A $2.6 billion licensing and joint research deal with Eli Lilly boosted shares of South Korean biotech company ABL Bio by about 80% over the past week. The stock surge has made Lee Sang-hoon, the company’s founder and CEO, South Korea’s newest billionaire.
Lee, a 62-year-old U.S. citizen, is the largest shareholder of ABL Bio with a 23% stake in his own name worth $1.5 billion, after accounting for pledged shares. (His wife, Yoo Ju-hee, and son, Lee Jin-young, also own tiny stakes in the company.)
Based in Seoul’s upscale Gangnam neighborhood, ABL Bio has a portfolio of bispecific antibodies, which target two antigens simultaneously to improve treatment outcomes for cancer and neurodegenerative diseases such as Alzheimer’s and Parkinson’s.

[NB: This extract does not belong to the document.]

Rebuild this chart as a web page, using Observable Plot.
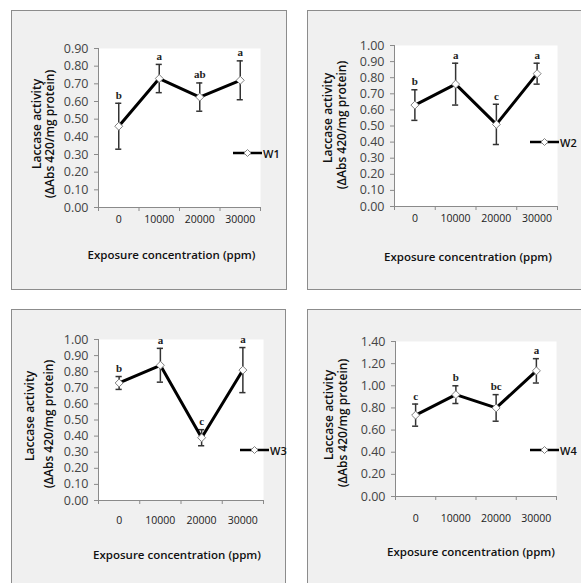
<!DOCTYPE html>
<html><head><meta charset="utf-8">
<script src="https://cdn.jsdelivr.net/npm/d3@7"></script>
<script src="https://cdn.jsdelivr.net/npm/@observablehq/plot@0.6"></script>
<style>
html,body{margin:0;padding:0;background:#fff;overflow:hidden;width:581px;height:583px;position:relative;}
.panel{position:absolute;box-sizing:border-box;border:1px solid #8c8c8c;background:#f0f0f0;overflow:hidden;}
.panel svg{display:block;}
.legend{position:absolute;display:flex;align-items:center;font:600 11px "Open Sans";color:#111;white-space:nowrap;}
</style></head><body>
<script>
// ---- data ----
const categories = ["0", "10000", "20000", "30000"];
const seriesNames = ["W1", "W2", "W3", "W4"];
const w1Mean = [0.46, 0.73, 0.625, 0.72];
const w1Err = [0.13, 0.08, 0.08, 0.11];
const w1Letters = ["b", "a", "ab", "a"];
const w2Mean = [0.63, 0.76, 0.51, 0.825];
const w2Err = [0.095, 0.13, 0.125, 0.065];
const w2Letters = ["b", "a", "c", "a"];
const w3Mean = [0.73, 0.84, 0.39, 0.81];
const w3Err = [0.04, 0.105, 0.05, 0.14];
const w3Letters = ["b", "a", "c", "a"];
const w4Mean = [0.735, 0.92, 0.80, 1.135];
const w4Err = [0.10, 0.08, 0.12, 0.11];
const w4Letters = ["c", "b", "bc", "a"];
const yMax = [0.9, 1.0, 1.0, 1.4];
const yStep = [0.1, 0.1, 0.1, 0.2];
const yLabel1 = "Laccase activity";
const yLabel2 = "(\u0394Abs 420/mg protein)";
const xLabel = "Exposure concentration (ppm)";

const means = [w1Mean, w2Mean, w3Mean, w4Mean];
const errs = [w1Err, w2Err, w3Err, w4Err];
const letters = [w1Letters, w2Letters, w3Letters, w4Letters];

// ---- layout (pixels) ----
const layout = [
  {box:{x:11,y:10,w:276,h:280}, plot:{l:98,t:48,r:260,b:207}, tickDy:8, titleDy:48, titleDx:-8, yl1:61, yl2:48, yd1:-4, yd2:6, leg:{x:233,y:153}},
  {box:{x:307,y:10,w:276,h:280}, plot:{l:394,t:45,r:557,b:206}, tickDy:8, titleDy:51, titleDx:-8, yl1:66, yl2:52, yd1:-8, yd2:-1, leg:{x:530,y:142}},
  {box:{x:11,y:309,w:275,h:285}, plot:{l:98,t:339,r:263,b:500}, tickDy:16, titleDy:55, titleDx:-4, yl1:68, yl2:49, yd1:-4, yd2:4, leg:{x:240,y:450}},
  {box:{x:307,y:309,w:276,h:285}, plot:{l:395,t:341,r:556,b:496}, tickDy:18, titleDy:56, titleDx:-5, yl1:66, yl2:52, yd1:-4, yd2:4, leg:{x:530,y:450}}
];

layout.forEach((L, k) => {
  const data = categories.map((c, i) => ({i, cat: c, v: means[k][i], e: errs[k][i], lab: letters[k][i]}));
  const n = categories.length;
  const bounds = d3.range(n + 1).map(i => i - 0.5);
  const nt = Math.round(yMax[k] / yStep[k]);
  const yTicks = d3.range(nt + 1).map(j => +(j * yStep[k]).toFixed(2));
  const W = L.box.w - 2, H = L.box.h - 2;
  const ox = L.box.x + 1, oy = L.box.y + 1;
  const cap = 0.075;
  const chart = Plot.plot({
    width: W, height: H,
    marginLeft: L.plot.l - ox, marginTop: L.plot.t - oy,
    marginRight: ox + W - L.plot.r, marginBottom: oy + H - L.plot.b,
    style: {background: "#f0f0f0", fontFamily: "Open Sans", overflow: "visible"},
    x: {domain: [bounds[0], bounds[n]], axis: null},
    y: {domain: [0, yMax[k]], axis: null},
    marks: [
      Plot.frame({fill: "white", stroke: "none"}),
      Plot.ruleY([0], {stroke: "#8a8a8a"}),
      Plot.ruleX([bounds[0]], {stroke: "#8a8a8a"}),
      Plot.axisY({ticks: yTicks, tickFormat: d3.format(".2f"), tickSize: 4, tickPadding: 6, stroke: "#8a8a8a", fill: "#444", fontSize: 12.5, label: null}),
      Plot.axisX({ticks: bounds, tickFormat: () => "", tickSize: 4, stroke: "#8a8a8a", label: null}),
      Plot.axisX({ticks: d3.range(n), tickFormat: i => categories[i], tickSize: 0, tickPadding: L.tickDy, fill: "#222", fontSize: 10.5, label: null}),
      Plot.text([yLabel1], {frameAnchor: "left", textAnchor: "middle", rotate: -90, dx: -L.yl1, dy: L.yd1, fontSize: 12, fontWeight: 600, fill: "#111"}),
      Plot.text([yLabel2], {frameAnchor: "left", textAnchor: "middle", rotate: -90, dx: -L.yl2, dy: L.yd2, fontSize: 12, fontWeight: 600, fill: "#111"}),
      Plot.text([xLabel], {frameAnchor: "bottom", lineAnchor: "middle", dy: L.titleDy, dx: L.titleDx, fontSize: 11.5, fontWeight: 600, fill: "#111"}),
      Plot.ruleX(data, {x: "i", y1: d => d.v - d.e, y2: d => d.v + d.e, stroke: "#333", strokeWidth: 1.5}),
      Plot.ruleY(data, {x1: d => d.i - cap, x2: d => d.i + cap, y: d => d.v + d.e, stroke: "#333", strokeWidth: 1.5}),
      Plot.ruleY(data, {x1: d => d.i - cap, x2: d => d.i + cap, y: d => d.v - d.e, stroke: "#333", strokeWidth: 1.5}),
      Plot.line(data, {x: "i", y: "v", stroke: "#000", strokeWidth: 3}),
      Plot.dot(data, {x: "i", y: "v", symbol: "diamond2", r: 3.6, fill: "white", stroke: "#808080", strokeWidth: 1}),
      Plot.text(data, {x: "i", y: d => d.v + d.e, text: "lab", dy: -8, fontFamily: "Liberation Serif", fontWeight: "bold", fontSize: 11, fill: "#222"})
    ]
  });
  const div = document.createElement("div");
  div.className = "panel";
  div.style.left = L.box.x + "px"; div.style.top = L.box.y + "px";
  div.style.width = L.box.w + "px"; div.style.height = L.box.h + "px";
  div.appendChild(chart);
  document.body.appendChild(div);

  const leg = document.createElement("div");
  leg.className = "legend";
  leg.style.left = L.leg.x + "px"; leg.style.top = (L.leg.y - 8) + "px"; leg.style.height = "16px";
  leg.innerHTML = `<svg width="29" height="12" style="display:block"><line x1="0" y1="6" x2="29" y2="6" stroke="#000" stroke-width="2.5"/><path d="M14.5,2.5 L18,6 L14.5,9.5 L11,6 Z" fill="white" stroke="#808080" stroke-width="1"/></svg><span style="margin-left:1px">${seriesNames[k]}</span>`;
  document.body.appendChild(leg);
});
</script>
</body></html>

The deal with Eli Lilly, which was announced last week, was for licensing and jointly developing new therapies using ABL Bio’s Grabody-B, a blood-brain barrier-penetrating bispecific antibody technology. Grabody-B transports medicines across the blood-brain barrier by using the same pathway the body uses to carry essential nutrients into the brain.
Under the deal, ABL Bio will receive $40 million upfront and potential milestone payments of as much as $2.56 billion. ABL Bio signed a similar deal for Grabody-B CK with U.K. pharma giant GSK in April worth 2.1 billion pounds ($2.8 billion). In 2022, ABL Bio had signed a $1.1 billion technology transfer and joint development deal with France’s Sanofi for its ABL301 bispecific antibody candidate targeting Parkinson’s. “Internally we had confidence in our technology,” said Lee in a television interview after inking the Sanofi tie-up.
ABL Bio’s first-half revenue was up nearly five-fold year-on-year to 77.9 billion won ($53 million), while the bottomline swung to a profit of 11.7 billion won from a loss of 25.6 billion won a year ago. All of its revenue came from technology transfer deals.
The company was named a top pick by Shinhan Securities researcher Minyong Eom in May. “We recommend focusing on companies that align with the development trends of global pharmaceutical firms and possess platform technologies that enable unique business models,” Eom said in his report, adding that ABL Bio is a “developer of the only blood-brain-barrier (BBB) penetrating platform that is nearing clinical validation.”
Earlier this month, ABL Bio led a $75 million Series A funding round in Palo Alto-based NEOK Bio, a startup specializing in antibody-drug conjugates—a targeted cancer treatment using monoclonal antibodies. “Our investment in the formation of NEOK Bio underscores our commitment to deliver transformative therapeutic innovation to the dynamic and growing ADC landscape,” said Lee, who is a board member at NEOK Bio, in a statement announcing the Series A financing.
Lee founded ABL Bio in 2016 and listed it on Korea’s technology-rich Kosdaq stock exchange two years later. Before starting ABL Bio, Lee was head of the bio division at Hanwha Chemical, the petrochemicals arm of Korean conglomerate Hanwha Group, now part of Hanwha Solutions. Previously, he was chief researcher at U.S. cancer drug maker Exelixis and biologics company Genentech (its listing on the New York Stock Exchange in 1980 was the world’s first major biotech IPO). Lee holds a Ph.D. in molecular, cellular and developmental biology from Ohio State University and was a postdoc at Harvard Medical School and University of California San Francisco. He earned his master’s and bachelor’s degrees in biology from Seoul National University.
Lee joins a pantheon of South Korean biotech billionaires, including Seo Jung-jin ($7.6 billion) of biosimilars giant Celltrion; Park Soon-jae ($3.9 billion) of Alteogen; Chung Yong-ji ($1.5 billion) of anti-wrinkle shot-maker Caregen; and Jung Sang-soo ($1.1 billion) of PharmaResearch, which makes skin booster injections derived from salmon sperm cells.